The other three charges were related to the hit on Crampton. The jury ruled Hess had engaged in a conspiracy to murder the man — and that he'd used a phone in doing so; that's the "criminal use of a communication facility" charge — but did not find him guilty of soliciting Crampton's murder.
Crampton, Luttrell and Bryant all testified for the prosecution. Hess' son, Toby, and Bryant are both co-defendants in this case. Both testified in exchange for consideration in their own cases.
Hess himself addressed the court, denying the charges against him, and saying that he was an "unconventional defendant" because of his contributions to society as a business owner, so he asked for an "unconventional sentence." He and a couple of people who spoke positively for Hess' character said the "jailhouse snitches" shouldn't be trusted.
Ness didn't feel that should lead to a lesser sentence.
"There's a great deal of charm in calling (Crampton and Lutrell) 'turds of society,' which is a pretty accurate description of them," the judge said, addressing Hess. "But you were still convicted."
Hess sat quietly after the judge handed down his sentence, but his daughter, Brooke, who testified during the trial, doubled over, crying.
The reason why Hess wanted Crampton to kill Jones is because Jones was testifying in a separate case that Hess had hired him to kill Hess' then-wife's lover.
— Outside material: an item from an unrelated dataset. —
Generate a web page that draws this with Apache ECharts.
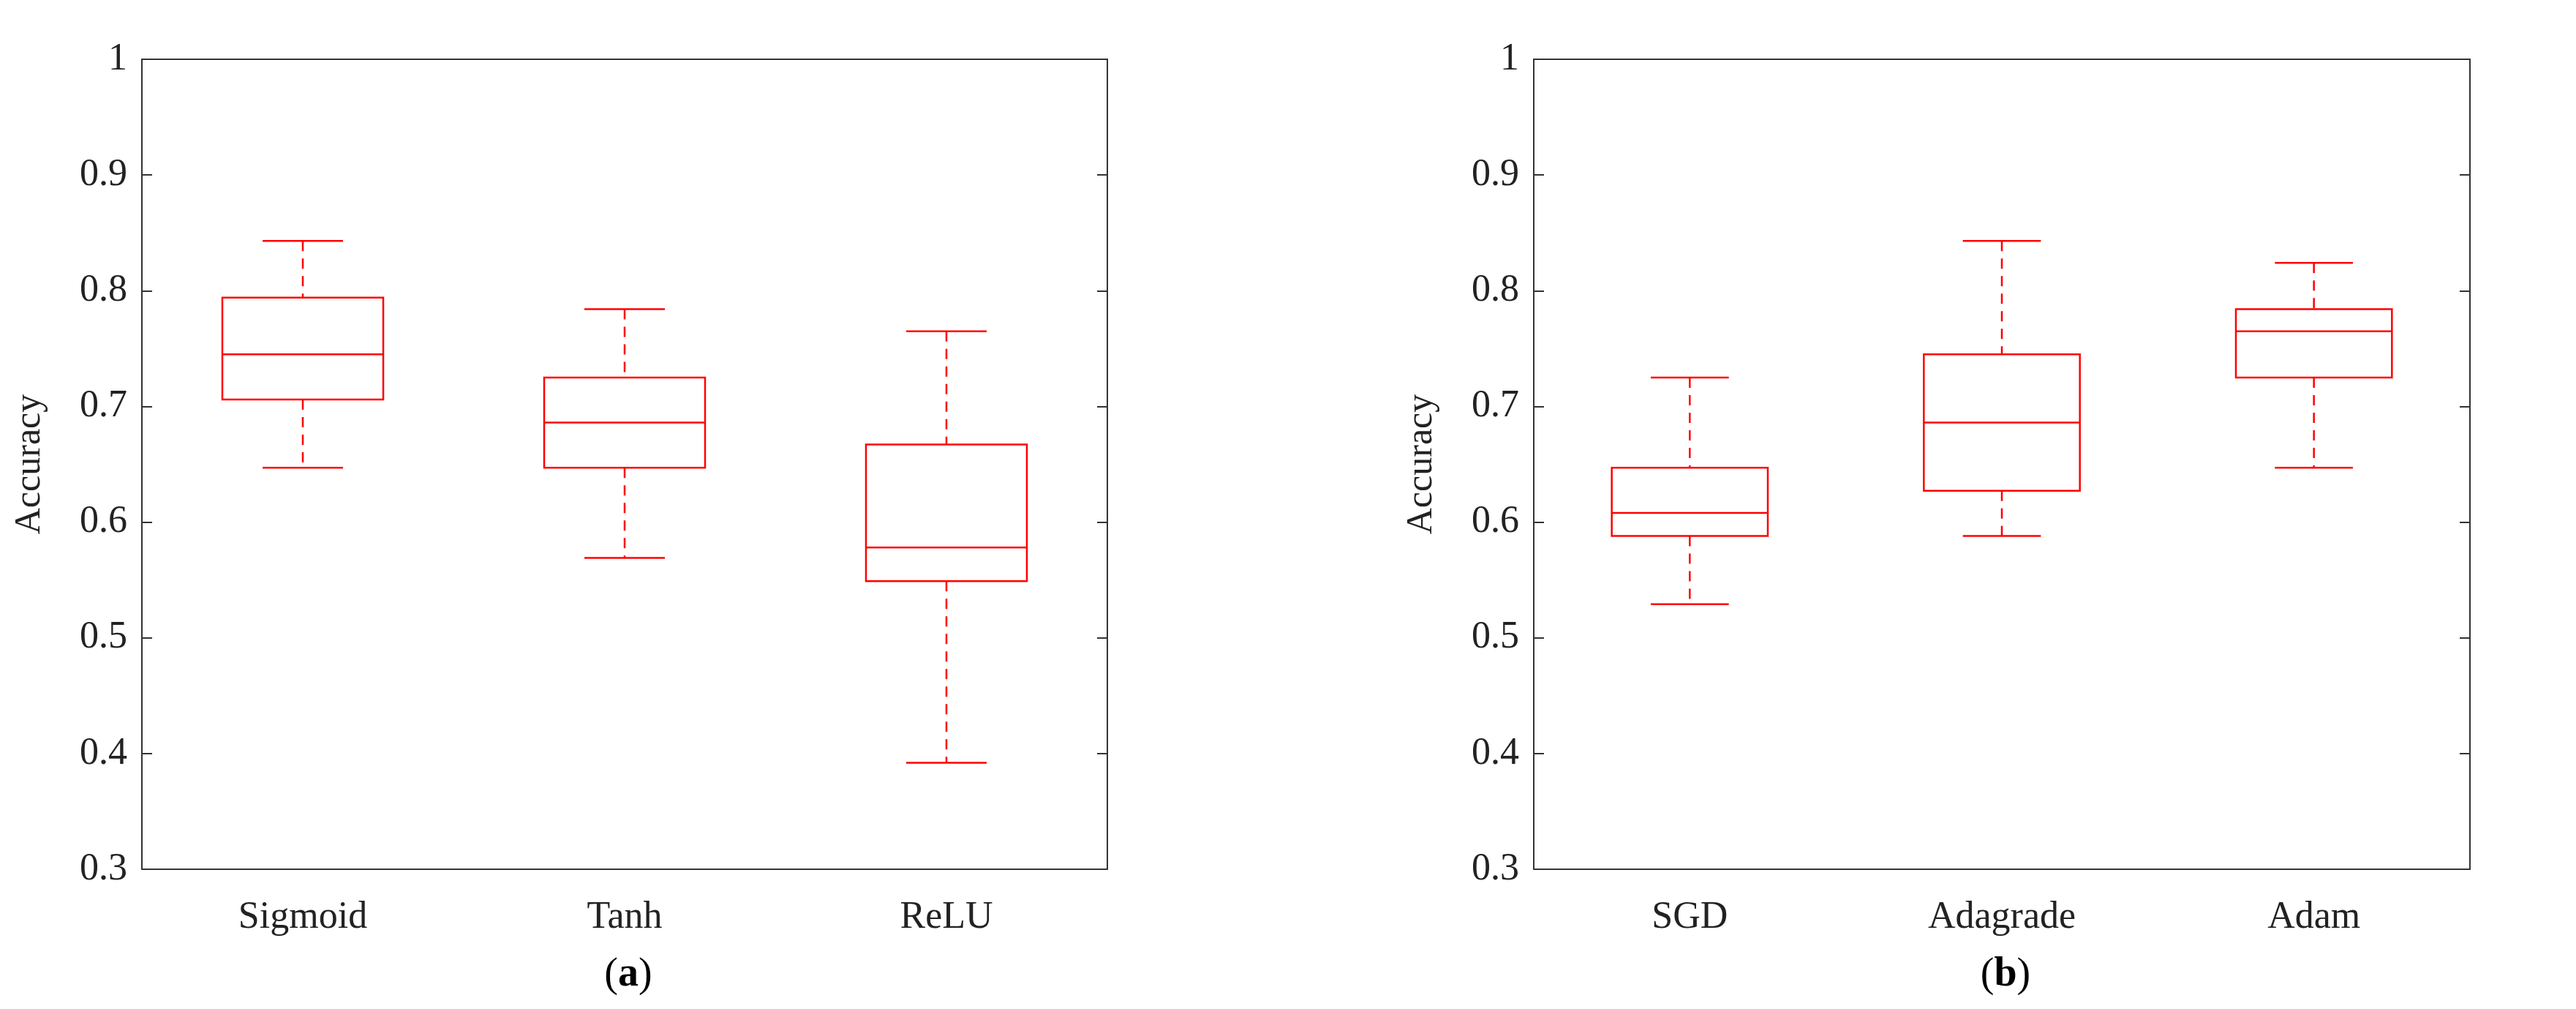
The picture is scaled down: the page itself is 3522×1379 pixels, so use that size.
<!DOCTYPE html>
<html><head><meta charset="utf-8">
<script src="https://cdn.jsdelivr.net/npm/echarts@6/dist/echarts.min.js"></script>
<style>html,body{margin:0;background:#fff}#c{width:3522px;height:1379px}</style>
</head><body><div id="c"></div>
<script>
var catsA = ['Sigmoid', 'Tanh', 'ReLU'];
var catsB = ['SGD', 'Adagrade', 'Adam'];
// [min, q1, median, q3, max]
var boxA = [
  [0.647, 0.706, 0.745, 0.794, 0.843],
  [0.569, 0.647, 0.686, 0.725, 0.784],
  [0.392, 0.549, 0.578, 0.667, 0.765]
];
var boxB = [
  [0.529, 0.588, 0.608, 0.647, 0.725],
  [0.588, 0.627, 0.686, 0.745, 0.843],
  [0.647, 0.725, 0.765, 0.784, 0.824]
];
var yTicks = [0.3, 0.4, 0.5, 0.6, 0.7, 0.8, 0.9, 1];

var chart = echarts.init(document.getElementById('c'));
var font = 'Liberation Serif';
var RED = '#ff0000';

function renderBox(params, api) {
  var x = api.value(0);
  var lo = api.coord([x, api.value(1)]);
  var q1 = api.coord([x, api.value(2)]);
  var md = api.coord([x, api.value(3)]);
  var q3 = api.coord([x, api.value(4)]);
  var hi = api.coord([x, api.value(5)]);
  var bw = api.size([1, 0])[0] * 0.5;
  var cw = bw * 0.5;
  var cx = lo[0];
  var solid = {stroke: RED, lineWidth: 2.5, fill: null};
  var dash = {stroke: RED, lineWidth: 2.5, lineDash: [14, 10]};
  return {
    type: 'group',
    children: [
      {type: 'line', shape: {x1: cx, y1: hi[1], x2: cx, y2: q3[1]}, style: dash},
      {type: 'line', shape: {x1: cx, y1: q1[1], x2: cx, y2: lo[1]}, style: dash},
      {type: 'line', shape: {x1: cx - cw / 2, y1: hi[1], x2: cx + cw / 2, y2: hi[1]}, style: solid},
      {type: 'line', shape: {x1: cx - cw / 2, y1: lo[1], x2: cx + cw / 2, y2: lo[1]}, style: solid},
      {type: 'rect', shape: {x: cx - bw / 2, y: q3[1], width: bw, height: q1[1] - q3[1]}, style: {stroke: RED, lineWidth: 2.5, fill: 'none'}},
      {type: 'line', shape: {x1: cx - bw / 2, y1: md[1], x2: cx + bw / 2, y2: md[1]}, style: solid}
    ]
  };
}

function toData(box) {
  return box.map(function (b, i) { return [i].concat(b); });
}

var grids = [
  {left: 194, width: 1320, top: 81, height: 1107},
  {left: 2097, width: 1280, top: 81, height: 1107}
];

function xAxis(i, cats) {
  return {
    gridIndex: i, type: 'category', data: cats,
    axisLine: {lineStyle: {color: '#333', width: 2}},
    axisTick: {alignWithLabel: true, inside: true, length: 14, lineStyle: {color: '#333', width: 2}},
    axisLabel: {fontFamily: font, fontSize: 52, color: '#222', margin: 40},
    splitLine: {show: false}
  };
}
function yAxis(i) {
  return {
    gridIndex: i, type: 'value', min: 0.3, max: 1, interval: 0.1,
    name: 'Accuracy', nameLocation: 'middle', nameGap: 128, nameRotate: 90,
    nameTextStyle: {fontFamily: font, fontSize: 50, color: '#222'},
    axisLine: {show: true, lineStyle: {color: '#333', width: 2}},
    axisTick: {show: true, inside: true, length: 14, lineStyle: {color: '#333', width: 2}},
    axisLabel: {fontFamily: font, fontSize: 52, color: '#222', margin: 20,
      formatter: function (v) { var r = Math.round(v * 10) / 10; return yTicks.indexOf(r) >= 0 ? String(r) : ''; }},
    splitLine: {show: false}
  };
}
// mirrored axes for top / right frame
function xTop(i, cats) {
  var a = xAxis(i, cats); a.position = 'top'; a.axisLabel = {show: false}; return a;
}
function yRight(i) {
  var a = yAxis(i); a.position = 'right'; a.name = ''; a.axisLabel = {show: false}; return a;
}

function panelTitle(letter, x) {
  return {
    text: '(' + '{b|' + letter + '})', left: x, top: 1300, textAlign: 'center',
    textStyle: {fontFamily: font, fontSize: 56, fontWeight: 'normal', color: '#000',
      rich: {b: {fontFamily: font, fontSize: 56, fontWeight: 'bold', color: '#000'}}}
  };
}

chart.setOption({
  animation: false,
  backgroundColor: '#fff',
  grid: grids,
  xAxis: [xAxis(0, catsA), xAxis(1, catsB), xTop(0, catsA), xTop(1, catsB)],
  yAxis: [yAxis(0), yAxis(1), yRight(0), yRight(1)],
  title: [panelTitle('a', 854), panelTitle('b', 2737)],
  series: [
    {type: 'custom', xAxisIndex: 0, yAxisIndex: 0, renderItem: renderBox, data: toData(boxA), encode: {x: 0, y: [1, 2, 3, 4, 5]}},
    {type: 'custom', xAxisIndex: 1, yAxisIndex: 1, renderItem: renderBox, data: toData(boxB), encode: {x: 0, y: [1, 2, 3, 4, 5]}}
  ]
});
</script></body></html>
Hess was acquitted on those charges in a trial earlier this year.
"I thank God the jury was intelligent enough to see through" the lies of the prosecutions witnesses in the first trial, said Farley Holt, one of Hess' attorneys. "I'm dumbfound as to how a jury (in this trial) could have believed the snitches."
Hess, who had remained free since his conviction and for months before it, will get credit for the 282 days he's served in jail related to this case.